---------- DATA PROVIDED ----------

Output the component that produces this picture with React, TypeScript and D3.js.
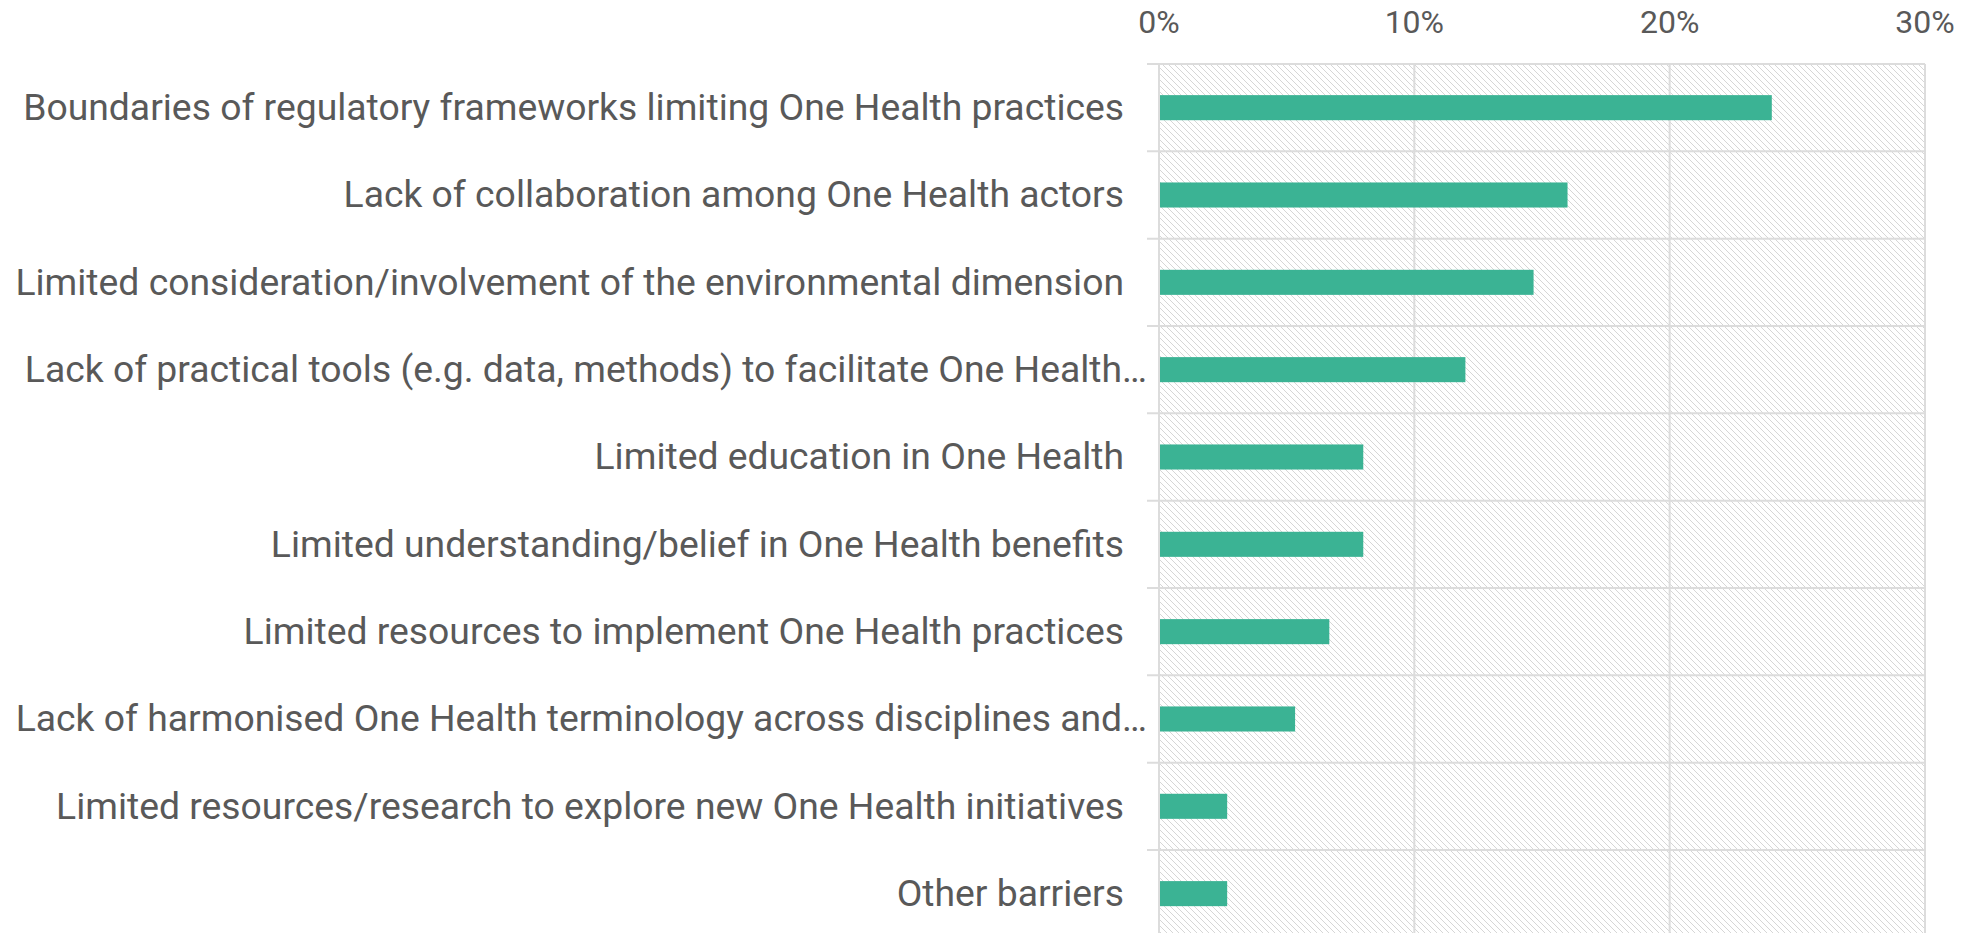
import React from "react";
import * as d3 from "d3";

const categories: string[] = [
  "Boundaries of regulatory frameworks limiting One Health practices",
  "Lack of collaboration among One Health actors",
  "Limited consideration/involvement of the environmental dimension",
  "Lack of practical tools (e.g. data, methods) to facilitate One Health…",
  "Limited education in One Health",
  "Limited understanding/belief in One Health benefits",
  "Limited resources to implement One Health practices",
  "Lack of harmonised One Health terminology across disciplines and…",
  "Limited resources/research to explore new One Health initiatives",
  "Other barriers",
];

const values: number[] = [24.0, 16.0, 14.67, 12.0, 8.0, 8.0, 6.67, 5.33, 2.67, 2.67];

const tickValues: number[] = [0, 10, 20, 30];
const tickLabels: string[] = ["0%", "10%", "20%", "30%"];

const W = 1982;
const H = 933;
const plotLeft = 1159;
const plotRight = 1925;
const plotTop = 64;
const plotBottom = 937.3;

export default function App() {
  const x = d3.scaleLinear().domain([0, 30]).range([plotLeft, plotRight]);
  const y = d3.scaleBand<string>().domain(categories).range([plotTop, plotBottom]).padding(0);
  const bw = y.bandwidth();
  const barH = bw * 0.287;
  const gridColor = "#dcdcdc";
  const textColor = "#595959";
  const font = "Roboto, 'Noto Sans', sans-serif";

  return (
    <svg
      width={W}
      height={H}
      style={{ position: "absolute", left: 0, top: 0, display: "block", background: "#fff" }}
    >
      <defs>
        <pattern id="hatch" patternUnits="userSpaceOnUse" width="6" height="6">
          <path d="M-1,-1 L7,7 M-7,-1 L1,7 M5,-1 L13,7" stroke="#d6d6d6" strokeWidth="1" />
        </pattern>
      </defs>
      <rect
        x={plotLeft}
        y={plotTop}
        width={plotRight - plotLeft}
        height={plotBottom - plotTop}
        fill="url(#hatch)"
      />
      {tickValues.map((t) => (
        <line
          key={"v" + t}
          x1={x(t)}
          x2={x(t)}
          y1={plotTop}
          y2={plotBottom}
          stroke={gridColor}
          strokeWidth={2}
        />
      ))}
      {categories.map((c, i) => (
        <line
          key={"h" + i}
          x1={plotLeft - 12}
          x2={plotRight}
          y1={y(c) as number}
          y2={y(c) as number}
          stroke={gridColor}
          strokeWidth={2}
        />
      ))}
      <line
        x1={plotLeft - 12}
        x2={plotRight}
        y1={plotBottom}
        y2={plotBottom}
        stroke={gridColor}
        strokeWidth={2}
      />
      {categories.map((c, i) => (
        <rect
          key={"b" + i}
          x={x(0) + 1}
          y={(y(c) as number) + bw / 2 - barH / 2}
          width={x(values[i]) - x(0) - 1}
          height={barH}
          fill="#3bb394"
        />
      ))}
      {tickValues.map((t, i) => (
        <text
          key={"t" + t}
          x={x(t)}
          y={33}
          textAnchor="middle"
          fontFamily={font}
          fontSize={32}
          fill={textColor}
        >
          {tickLabels[i]}
        </text>
      ))}
      {categories.map((c, i) => (
        <text
          key={"l" + i}
          x={c.endsWith("…") ? plotLeft - 12 : plotLeft - 35}
          y={(y(c) as number) + bw / 2 - 1}
          dy="0.36em"
          textAnchor="end"
          fontFamily={font}
          fontSize={37.3}
          fill={textColor}
        >
          {c}
        </text>
      ))}
    </svg>
  );
}
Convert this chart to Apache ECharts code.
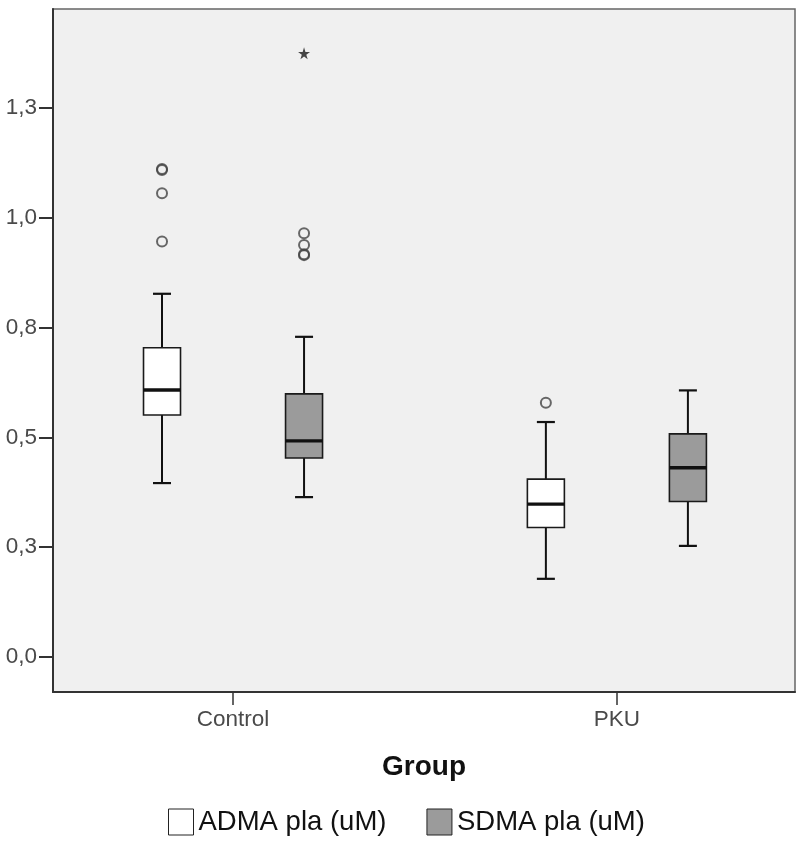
<!DOCTYPE html>
<html>
<head>
<meta charset="utf-8">
<script src="https://cdn.jsdelivr.net/npm/echarts@6/dist/echarts.min.js"></script>
<style>
  html, body { margin: 0; padding: 0; background: #fff; }
  #chart { width: 800px; height: 845px; }
</style>
</head>
<body>
<div id="chart"></div>
<script>
// 分组与数据
const groups = ['Control', 'PKU']
const seriesNames = ['ADMA pla (uM)', 'SDMA pla (uM)']
// [min, Q1, median, Q3, max]
const admaBox = [
  [0.396, 0.551, 0.608, 0.704, 0.827],
  [0.178, 0.295, 0.348, 0.405, 0.535]
]
const sdmaBox = [
  [0.364, 0.453, 0.492, 0.599, 0.729],
  [0.253, 0.354, 0.431, 0.508, 0.607]
]
// [groupIndex, value]
const admaOutliers = [[0, 1.109], [0, 1.111], [0, 1.056], [0, 0.946], [1, 0.579]]
const sdmaOutliers = [[0, 0.965], [0, 0.938], [0, 0.915], [0, 0.917]]
const sdmaExtremes = [[0, 1.3745]]
const yTicks = [0, 0.25, 0.5, 0.75, 1.0, 1.25]

const BOX_OFFSET = 0.185 // 组内偏移（以组间距为单位）
const BOX_W = 37
const CAP_W = 18
const FONT = "'Liberation Sans', Arial, sans-serif"
const fills = ['#ffffff', '#9b9b9b']

const chart = echarts.init(document.getElementById('chart'))

// 箱线图绘制
const renderBox = (params, api) => {
  const x = api.value(0)
  const lo = api.coord([x, api.value(1)])
  const q1 = api.coord([x, api.value(2)])
  const med = api.coord([x, api.value(3)])
  const q3 = api.coord([x, api.value(4)])
  const hi = api.coord([x, api.value(5)])
  const cx = lo[0]
  const line = (x1, y1, x2, y2, w) => ({
    type: 'line',
    shape: { x1, y1, x2, y2 },
    style: { stroke: '#111', lineWidth: w }
  })
  return {
    type: 'group',
    children: [
      line(cx, hi[1], cx, q3[1], 2),
      line(cx, q1[1], cx, lo[1], 2),
      line(cx - CAP_W / 2, hi[1], cx + CAP_W / 2, hi[1], 2.2),
      line(cx - CAP_W / 2, lo[1], cx + CAP_W / 2, lo[1], 2.2),
      {
        type: 'rect',
        shape: { x: cx - BOX_W / 2, y: q3[1], width: BOX_W, height: q1[1] - q3[1] },
        style: { fill: fills[params.seriesIndex], stroke: '#1a1a1a', lineWidth: 1.6 }
      },
      line(cx - BOX_W / 2, med[1], cx + BOX_W / 2, med[1], 3.4)
    ]
  }
}

const boxData = (boxes, sign) => boxes.map((b, i) => [i + sign * BOX_OFFSET, ...b])
const pointData = (pts, sign) => pts.map(([g, v]) => [g + sign * BOX_OFFSET, v])

const starPath = 'path://M50,0 L61,35 L98,35 L68,57 L79,91 L50,70 L21,91 L32,57 L2,35 L39,35 Z'

const option = {
  animation: false,
  textStyle: { fontFamily: FONT },
  grid: {
    left: 53, right: 5, top: 9, bottom: 153,
    show: true,
    backgroundColor: '#f0f0f0',
    borderColor: '#666',
    borderWidth: 1.5
  },
  legend: {
    left: 168,
    top: 808,
    padding: 0,
    itemWidth: 25,
    itemHeight: 26,
    itemGap: 40,
    textStyle: { fontSize: 27.5, color: '#111', fontFamily: FONT },
    data: [
      { name: seriesNames[0], icon: 'rect', itemStyle: { color: fills[0], borderColor: '#222', borderWidth: 1 } },
      { name: seriesNames[1], icon: 'rect', itemStyle: { color: fills[1], borderColor: '#222', borderWidth: 1 } }
    ]
  },
  xAxis: {
    type: 'value',
    min: -0.469,
    max: 1.464,
    name: 'Group',
    nameLocation: 'middle',
    nameGap: 61,
    nameTextStyle: { fontSize: 28, fontWeight: 'bold', color: '#111', fontFamily: FONT },
    axisLine: { show: true, onZero: false, lineStyle: { color: '#333', width: 2 } },
    axisTick: { show: true, customValues: [0, 1], length: 13, lineStyle: { color: '#333', width: 1.5 } },
    axisLabel: {
      customValues: [0, 1],
      formatter: v => groups[Math.round(v)],
      fontSize: 22.5,
      color: '#4a4a4a',
      margin: 16
    },
    splitLine: { show: false }
  },
  yAxis: {
    type: 'value',
    min: -0.0797,
    max: 1.4754,
    axisLine: { show: true, onZero: false, lineStyle: { color: '#333', width: 2 } },
    axisTick: { show: true, customValues: yTicks, length: 14, lineStyle: { color: '#333', width: 2 } },
    axisLabel: {
      customValues: yTicks,
      formatter: v => (Math.round(v * 10) / 10).toFixed(1).replace('.', ','),
      fontSize: 22.5,
      color: '#4a4a4a',
      margin: 16,
      padding: [9, 0, 0, 0]
    },
    splitLine: { show: false }
  },
  series: [
    {
      name: seriesNames[0],
      type: 'custom',
      renderItem: renderBox,
      itemStyle: { color: fills[0], borderColor: '#222' },
      encode: { x: 0, y: [1, 2, 3, 4, 5] },
      data: boxData(admaBox, -1)
    },
    {
      name: seriesNames[1],
      type: 'custom',
      renderItem: renderBox,
      itemStyle: { color: fills[1], borderColor: '#222' },
      encode: { x: 0, y: [1, 2, 3, 4, 5] },
      data: boxData(sdmaBox, 1)
    },
    {
      name: 'ADMA outliers',
      type: 'scatter',
      symbol: 'circle',
      symbolSize: 10,
      itemStyle: { color: 'rgba(0,0,0,0)', borderColor: '#444', borderWidth: 2 },
      data: pointData(admaOutliers, -1)
    },
    {
      name: 'SDMA outliers',
      type: 'scatter',
      symbol: 'circle',
      symbolSize: 10,
      itemStyle: { color: 'rgba(0,0,0,0)', borderColor: '#444', borderWidth: 2 },
      data: pointData(sdmaOutliers, 1)
    },
    {
      name: 'SDMA extremes',
      type: 'scatter',
      symbol: starPath,
      symbolSize: 12,
      itemStyle: { color: '#1a1a1a' },
      data: pointData(sdmaExtremes, 1)
    }
  ]
}

chart.setOption(option)
</script>
</body>
</html>
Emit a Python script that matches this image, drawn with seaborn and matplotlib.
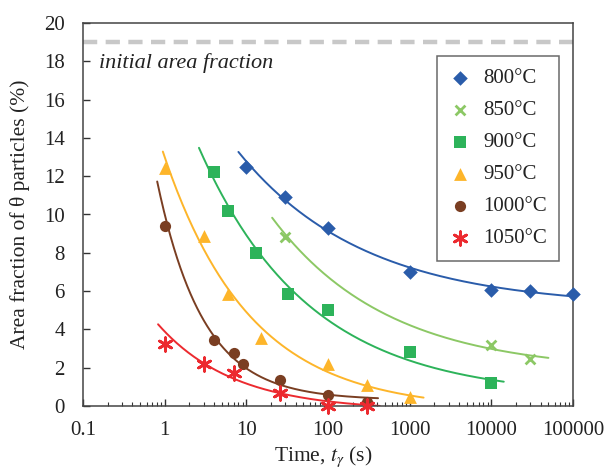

----------

> [WHAT THE EXERCISE ASKS]:
Copy nothing but the lines from the top of the data down to the line containing "import * as", and leave the pictures out.

> [WORKED SOLUTION]:
Output the component that produces this picture with React, TypeScript and D3.js.
import React from "react";
import * as d3 from "d3";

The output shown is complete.